Oggi ci sono circa 10mila giornalisti in Italia che lavorano per meno di 5mila euro l’anno e 20mila sotto i 10mila euro. Le problematiche del settore sono molte, dalle contrattazioni che puntano costantemente al ribasso ad un precariato di cui non si vede la fine, dai prepensionamenti forzati cui però non corrispondono nuove assunzioni all’impoverimento diffuso e continui ricatti occupazionali, risarcitori e malavitosi. Per non parlare della querela intimidatoria, sempre più in voga. La situazione messa in risalto a Roma nel corso del convegno “Giornalisti, punto e capo! Cambiare si può. Insieme” organizzata presso l’Ordine dei Giornalisti dal movimento Puntoeacapo è davvero allarmante. Si parla, secondo le parole del presidente dell’Ordine Enzo Iacopino, di colleghi che sono spesso costretti a lavorare per “cifre indegne del vivere civile” pur essendo colonne portanti delle testate che senza il loro lavoro “dovrebbero ridurre la filiazione e altre addirittura chiudere”.
Iacopino anticipa anche il discorso sul tavolo per l’editoria: “andremo a un tavolo sull’editoria e da parte nostra non ci sarà consenso né elargizioni.
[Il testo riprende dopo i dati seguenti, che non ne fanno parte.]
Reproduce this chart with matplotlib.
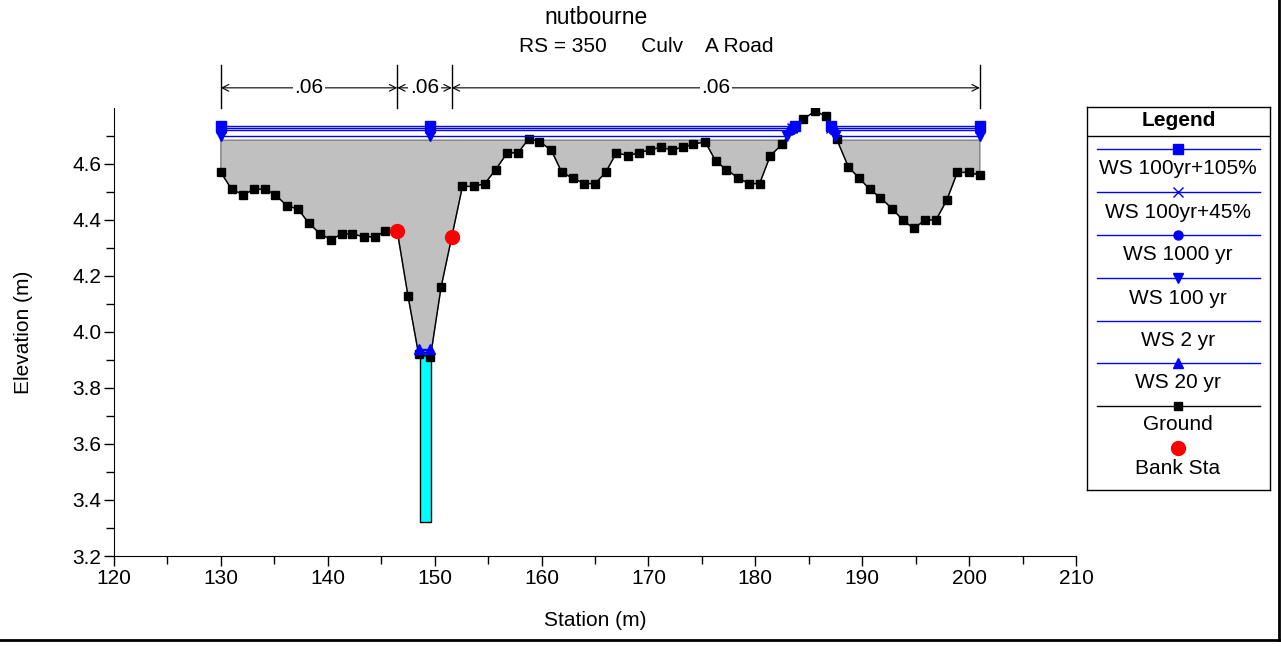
import numpy as np
import matplotlib
matplotlib.use("Agg")
import matplotlib.pyplot as plt
from matplotlib.patches import Rectangle
from matplotlib.lines import Line2D

plt.rcParams['font.family'] = ['Liberation Sans', 'DejaVu Sans']

# ---------------- data ----------------
ground_sta = [130.0, 131.0, 132.1, 133.1, 134.1, 135.1, 136.2, 137.2, 138.2, 139.3,
              140.3, 141.3, 142.3, 143.4, 144.4, 145.4, 146.5, 147.5, 148.5, 149.6,
              150.6, 151.6, 152.6, 153.7, 154.7, 155.7, 156.8, 157.8, 158.8, 159.8,
              160.9, 161.9, 162.9, 164.0, 165.0, 166.0, 167.0, 168.1, 169.1, 170.1,
              171.2, 172.2, 173.2, 174.2, 175.3, 176.3, 177.3, 178.4, 179.4, 180.4,
              181.4, 182.5, 183.5, 184.5, 185.6, 186.6, 187.6, 188.7, 189.7, 190.7,
              191.7, 192.8, 193.8, 194.8, 195.9, 196.9, 197.9, 198.9, 200.0, 201.0]
ground_elev = [4.57, 4.51, 4.49, 4.51, 4.51, 4.49, 4.45, 4.44, 4.39, 4.35,
               4.33, 4.35, 4.35, 4.34, 4.34, 4.36, 4.36, 4.13, 3.92, 3.91,
               4.16, 4.34, 4.52, 4.52, 4.53, 4.58, 4.64, 4.64, 4.69, 4.68,
               4.65, 4.57, 4.55, 4.53, 4.53, 4.57, 4.64, 4.63, 4.64, 4.65,
               4.66, 4.65, 4.66, 4.67, 4.68, 4.61, 4.58, 4.55, 4.53, 4.53,
               4.63, 4.67, 4.73, 4.76, 4.79, 4.77, 4.69, 4.59, 4.55, 4.51,
               4.48, 4.44, 4.40, 4.37, 4.40, 4.40, 4.47, 4.57, 4.57, 4.56]

bank_sta = [146.5, 151.6]
bank_elev = [4.36, 4.34]

deck_elev = 4.685          # grey embankment top
culvert_left, culvert_right = 148.6, 149.65
culvert_invert, culvert_top = 3.32, 3.93

ws_names = ["WS 100yr+105%", "WS 100yr+45%", "WS 1000 yr", "WS 100 yr", "WS 2 yr", "WS 20 yr"]
ws_elev = [4.735, 4.728, 4.72, 4.70, 3.935, 3.94]
ws_markers = ['s', 'x', 'o', 'v', None, '^']
ws_high = [True, True, True, True, False, False]
ws_low_sta = [148.5, 149.6]       # in-culvert water surface extent
ws_mark_sta = [130.0, 149.6, 201.0]

mann_breaks = [130.0, 146.5, 151.6, 201.0]
mann_n = [".06", ".06", ".06"]

title = "nutbourne"
subtitle = "RS = 350      Culv    A Road"

FS = 15

# ---------------- figure ----------------
W, H = 1281, 646
fig = plt.figure(figsize=(W / 100, H / 100), dpi=100)
ax = fig.add_axes([114 / W, 1 - 556 / H, (1076 - 114) / W, (556 - 108) / H])

gs = np.array(ground_sta)
ge = np.array(ground_elev)

# grey embankment fill
ax.fill_between(gs, ge, deck_elev, where=ge <= deck_elev, interpolate=True,
                facecolor='#C0C0C0', edgecolor='#7f7f7f', linewidth=1.0, zorder=1)

# culvert
ax.add_patch(Rectangle((culvert_left, culvert_invert), culvert_right - culvert_left,
                       culvert_top - culvert_invert, facecolor='#00FFFF',
                       edgecolor='black', linewidth=1.0, zorder=2))

# ground
ax.plot(gs, ge, color='black', lw=1.0, marker='s', ms=6, mec='black', mfc='black', zorder=3)


def crossings(level):
    # stations where ground crosses level on the central ridge
    d = ge - level
    out = []
    for i in range(len(gs) - 1):
        if gs[i] > 175 and d[i] * d[i + 1] < 0:
            t = d[i] / (d[i] - d[i + 1])
            out.append(gs[i] + t * (gs[i + 1] - gs[i]))
    return out


def msize(mk):
    return 7 if mk == 'x' else 6.5


for name, el, mk, high in zip(ws_names, ws_elev, ws_markers, ws_high):
    if high:
        c = crossings(el)
        xl, xr = c[0], c[-1]
        ax.plot([gs[0], xl], [el, el], color='#0000FF', lw=1.0, zorder=4)
        ax.plot([xr, gs[-1]], [el, el], color='#0000FF', lw=1.0, zorder=4)
        mx = [ws_mark_sta[0], ws_mark_sta[1], xl, xr, ws_mark_sta[2]]
    else:
        ax.plot(ws_low_sta, [el, el], color='#0000FF', lw=1.0, zorder=4)
        mx = ws_low_sta
    if mk is not None:
        ax.plot(mx, [el] * len(mx), ls='none', marker=mk, ms=msize(mk),
                color='#0000FF', mec='#0000FF', mfc='#0000FF', zorder=5)

ax.plot(bank_sta, bank_elev, ls='none', marker='o', ms=10, color='#FF0000', zorder=6)

ax.set_xlim(120, 210)
ax.set_ylim(3.2, 4.8)
ax.set_xticks(np.arange(120, 211, 10))
ax.set_xticks(np.arange(125, 210, 10), minor=True)
ax.set_yticks(np.arange(3.2, 4.61, 0.2))
ax.set_yticks(np.arange(3.3, 4.8, 0.2), minor=True)
ax.set_yticklabels([f"{v:.1f}" for v in np.arange(3.2, 4.61, 0.2)])
ax.tick_params(which='major', direction='out', length=7, width=1, labelsize=FS, pad=2)
ax.tick_params(which='minor', direction='out', length=6, width=1)
for s in ['top', 'right']:
    ax.spines[s].set_visible(False)
ax.set_xlabel("Station (m)", fontsize=FS, labelpad=17)
ax.set_ylabel("Elevation (m)", fontsize=FS, labelpad=28)

# titles
fig.text(596 / W, 1 - 18 / H, title, ha='center', va='center', fontsize=16.5)
fig.text(646 / W, 1 - 47 / H, subtitle, ha='center', va='center', fontsize=FS)

# Manning's n bar
trans = ax.get_xaxis_transform()
for b in mann_breaks:
    ax.plot([b, b], [1.0, 1.096], transform=trans, color='black', lw=1.0, clip_on=False)
for i, n in enumerate(mann_n):
    a, b = mann_breaks[i], mann_breaks[i + 1]
    ax.annotate("", xy=(a, 1.045), xytext=(b, 1.045), xycoords=trans, textcoords=trans,
                arrowprops=dict(arrowstyle='<->', color='black', lw=0.8,
                                shrinkA=0, shrinkB=0, mutation_scale=12),
                annotation_clip=False)
    ax.text((a + b) / 2, 1.045, n, transform=trans, ha='center', va='center', fontsize=FS,
            bbox=dict(facecolor='white', edgecolor='none', pad=1.0), clip_on=False, zorder=10)

# legend panel
lx0, ly0, lx1, ly1 = 1087, 107, 1270, 490
lax = fig.add_axes([lx0 / W, 1 - ly1 / H, (lx1 - lx0) / W, (ly1 - ly0) / H])
lax.set_xlim(lx0, lx1)
lax.set_ylim(ly1, ly0)
lax.set_xticks([])
lax.set_yticks([])
for s in lax.spines.values():
    s.set_linewidth(1.0)
lax.text((lx0 + lx1) / 2, 121, "Legend", ha='center', va='center', fontsize=FS, fontweight='bold')
lax.plot([lx0, lx1], [136, 136], color='black', lw=1.0)

line_y = [149, 192, 235, 278, 321, 363]
for name, mk, yy in zip(ws_names, ws_markers, line_y):
    lax.plot([1097, 1260], [yy, yy], color='#0000FF', lw=1.0)
    if mk is not None:
        lax.plot([1178], [yy], marker=mk, ms=msize(mk), color='#0000FF')
    lax.text(1178, yy + 20, name, ha='center', va='center', fontsize=FS)
lax.plot([1097, 1260], [406, 406], color='black', lw=1.0)
lax.plot([1178], [406], marker='s', ms=6, color='black')
lax.text(1178, 425, "Ground", ha='center', va='center', fontsize=FS)
lax.plot([1178], [448], marker='o', ms=10, color='#FF0000')
lax.text(1178, 468, "Bank Sta", ha='center', va='center', fontsize=FS)

# figure frame
fig.add_artist(Line2D([1279 / W, 1279 / W], [1 - 640 / H, 1], transform=fig.transFigure,
                      color='black', lw=2))
fig.add_artist(Line2D([0, 1279 / W], [1 - 640 / H, 1 - 640 / H], transform=fig.transFigure,
                      color='black', lw=2))

fig.savefig("out.png", dpi=100)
Ma due richieste: un registro degli editori, perché i cittadini sappiano quanti e quali legittimi interessi ha ognuno di loro; e un fondo per le cause per diffamazione, perché i colleghi possano tutelarsi e vivere serenamente la professione”.
Per quanto riguarda la denuncia circa le tattiche intimidatorie cui sono spesso oggetto i giornalisti in Italia, l’avvocato Giovanna Lucente Corrias spiega “che giuridicamente per sporgere querela bastano tre righe: non si deve pagare né dimostrare nulla”, a fronte invece di richieste economiche devastanti. “E se a un precario chiedi 200 mila euro di danni – riprende Iacopino – come fa poi a tenere la schiena dritta?“.
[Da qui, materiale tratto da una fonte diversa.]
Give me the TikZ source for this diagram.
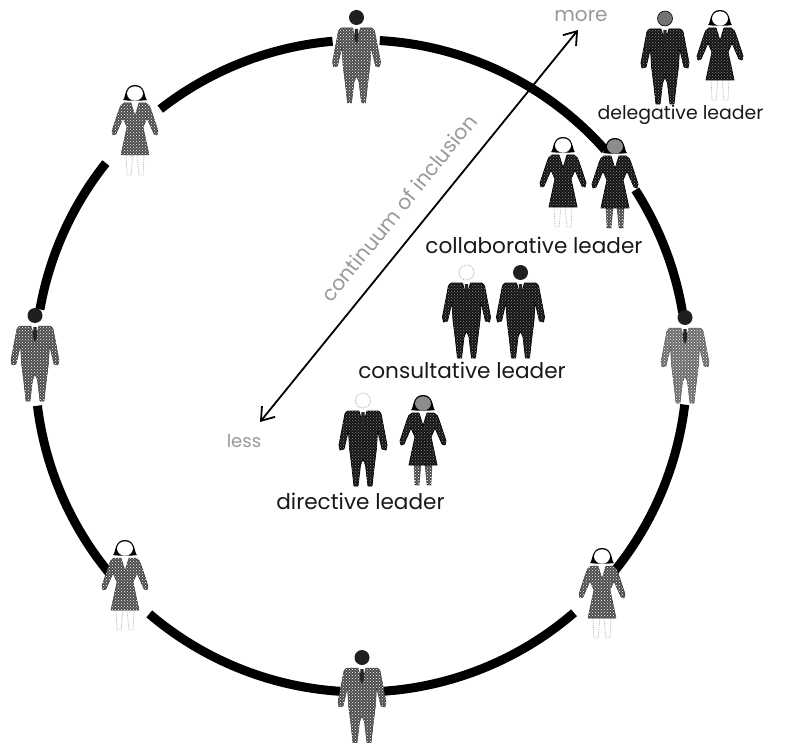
\documentclass[tikz,border=0pt]{standalone}
\usepackage{fontspec}
\setmainfont{Poppins}
\usetikzlibrary{patterns,arrows.meta}
\definecolor{dk}{gray}{0.08}
\definecolor{md}{gray}{0.30}
\definecolor{lt}{gray}{0.42}
\tikzset{
  ringarc/.style={line width=9pt,black},
  rolelabel/.style={font=\fontsize{21.6}{24}\selectfont,text=black!90,inner sep=0pt},
  faintlabel/.style={font=\fontsize{18}{20}\selectfont,text=black!40,inner sep=0pt},
  axisarrow/.style={line width=1.8pt,black,{Straight Barb[length=12pt,width=17pt]}-{Straight Barb[length=12pt,width=17pt]}},
  dkbody/.style={fill=dk,draw=black,line width=.8pt,postaction={pattern=crosshatch dots,pattern color=white!55!black}},
  mdbody/.style={fill=md,draw=black!80,line width=.5pt,postaction={pattern=crosshatch dots,pattern color=white}},
  ltbody/.style={fill=lt,draw=black!70,line width=.5pt,postaction={pattern=crosshatch dots,pattern color=white}},
  legsfaint/.style={draw=black!30,densely dotted,line width=.8pt},
  legsmott/.style={fill=md,draw=black,line width=.6pt,densely dotted,postaction={pattern=crosshatch dots,pattern color=white}},
  headdark/.style={fill=black!88},
  headgray/.style={fill=black!55,draw=black,line width=.6pt},
  headfaint/.style={draw=black!35,densely dotted,line width=.8pt},
}
% man: x, y of head top, body style, head style
\newcommand{\figman}[4]{%
  \begin{scope}[shift={(#1,#2)}]
    \path[#4] (0,7.5) circle[radius=7.5];
    \path[#3,line join=round]
      (-15,18) -- (-4,18) -- (0,32) -- (4,18) -- (15,18)
      .. controls (18,19) and (19,23) .. (19,26)
      -- (24,52) -- (23,57) -- (19,56) -- (14.5,37) -- (13.5,55) -- (11,75) -- (9,93) -- (5,93) -- (2.5,72) -- (0,66)
      -- (-2.5,72) -- (-5,93) -- (-9,93) -- (-11,75) -- (-13.5,55) -- (-14.5,37) -- (-19,56) -- (-23,57) -- (-24,52) -- (-19,26)
      .. controls (-19,23) and (-18,19) .. (-15,18) -- cycle;
    \fill[black!85] (-1.6,19) -- (1.6,19) -- (2,29) -- (0,34) -- (-2,29) -- cycle;
  \end{scope}}
% woman: x, y of head top, body style, face colour, hair colour, legs style
\newcommand{\figwoman}[6]{%
  \begin{scope}[shift={(#1,#2)}]
    \fill[#5] (-12,15) .. controls (-9,13) and (-11,0) .. (0,0) .. controls (11,0) and (9,13) .. (12,15)
      .. controls (7,16) and (-7,16) .. (-12,15) -- cycle;
    \fill[#4] (0,8.5) ellipse[x radius=8,y radius=7.2];
    \path[#6] (-9,70) -- (-8,90) -- (-4,90) -- (-2,70) -- cycle (2,70) -- (4,90) -- (8,90) -- (9,70) -- cycle;
    \path[#3,line join=round]
      (-11,18) -- (-4,18) -- (0,31) -- (4,18) -- (11,18)
      .. controls (14,19) and (15,22) .. (16,25)
      -- (23,46) -- (22,50) -- (19,49) -- (12,33) -- (8,42) -- (14,70) -- (-14,70) -- (-8,42) -- (-12,33) -- (-19,49) -- (-22,50) -- (-23,46) -- (-16,25)
      .. controls (-15,22) and (-14,19) .. (-11,18) -- cycle;
  \end{scope}}
\begin{document}
\begin{tikzpicture}[x=1pt,y=-1pt]
\useasboundingbox (0,0) rectangle (797,743);
\coordinate (ringc) at (361,366);
% ring segments
\foreach \a/\b in {86.7/41.5, 32.7/9.4, -6.8/-40.8, -49.2/-86, -93.7/-130.5, -140/-173, 170/141.5, 128/95}{
  \draw[ringarc] ([shift={(\a:326 and -326)}]ringc) arc[start angle=-\a,end angle=-\b,radius=326];
}
% axis
\coordinate (lessend) at (260,422);
\coordinate (moreend) at (578,30);
\draw[axisarrow] (lessend) -- (moreend);
\node[faintlabel,font=\fontsize{20}{22}\selectfont] (morelabel) at (581,16) {more};
\node[faintlabel] (lesslabel) at (244,441) {less};
\node[faintlabel,rotate=51,font=\fontsize{20.5}{22}\selectfont] (axislabel) at (399,208) {continuum of inclusion};
% ring figures
\figman{356.5}{10}{mdbody}{headdark}
\figwoman{135}{85}{mdbody}{white}{black}{legsfaint}
\figman{35}{308}{mdbody}{headdark}
\figman{685}{310}{ltbody}{headdark}
\figwoman{125}{540}{mdbody}{white}{black}{legsfaint}
\figwoman{602}{548}{mdbody}{white}{black}{legsfaint}
\figman{362}{650}{mdbody}{headdark}
% leaders
\figman{665}{11}{dkbody}{headgray}
\figwoman{720}{10}{dkbody}{white}{black}{legsfaint}
\figwoman{563}{137}{dkbody}{white}{black}{legsfaint}
\figwoman{615}{138}{dkbody}{black!45}{black}{legsmott}
\figman{466.5}{265}{dkbody}{headfaint}
\figman{520.5}{265}{dkbody}{headdark}
\figman{363}{393}{dkbody}{headfaint}
\figwoman{423}{395}{dkbody}{black!45}{black}{legsmott}
\node[rolelabel,font=\fontsize{18.9}{21}\selectfont] (delegative) at (680.5,115) {delegative leader};
\node[rolelabel] (collaborative) at (534,245) {collaborative leader};
\node[rolelabel] (consultative) at (462,370) {consultative leader};
\node[rolelabel] (directive) at (360.5,501) {directive leader};
\end{tikzpicture}
\end{document}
La precarietà indebolisce e, fa notare il vicepresidente della Commissione parlamentare antimafia, Claudio Fava, anche la mafia lo ha capito: “il numero di minacce e intimidazioni dirette o indirette in Italia tocca cifre che nessun altro paese europeo conosce. E’ un fenomeno che lascia fuori solo la Val d’Aosta e colpisce per lo più giornalisti sotto una certa età, pubblicisti ma non solo, con una fragilità complessiva della propria posizione e giornali che non li possono difendere”.
Tante le criticità, per superarle, o comunque per andare avanti bisogna lavorare “per costruire una rete di tutela per tutti i giornalisti, occupati e disoccupati, pensionati e pensionandi, e per tutti quelli come i colleghi dell’Unità, costretti a pagare in solido le cause per diffamazione”. A dirlo è Carlo Chianura, presidente di Puntoeacapo, che poi lancia un altro messaggio ai sindacati: “non siamo contro il sindacato, ma contro il sindacato che svende i propri diritti”. Da oggi, grazie a un “accordo con professionisti che condividono i principi alla base della nostra azione” ci sono due strumenti concreti di tutela “a disposizione di tutti, senza bisogno di alcuna iscrizione”: consulenze legali gratuite e, a costi ridottissimi (quando non a carico della controparte), assistenza sia in materia di lavoro che diffamazione; e servizi di assistenza fiscale (www.puntoeacapo.org).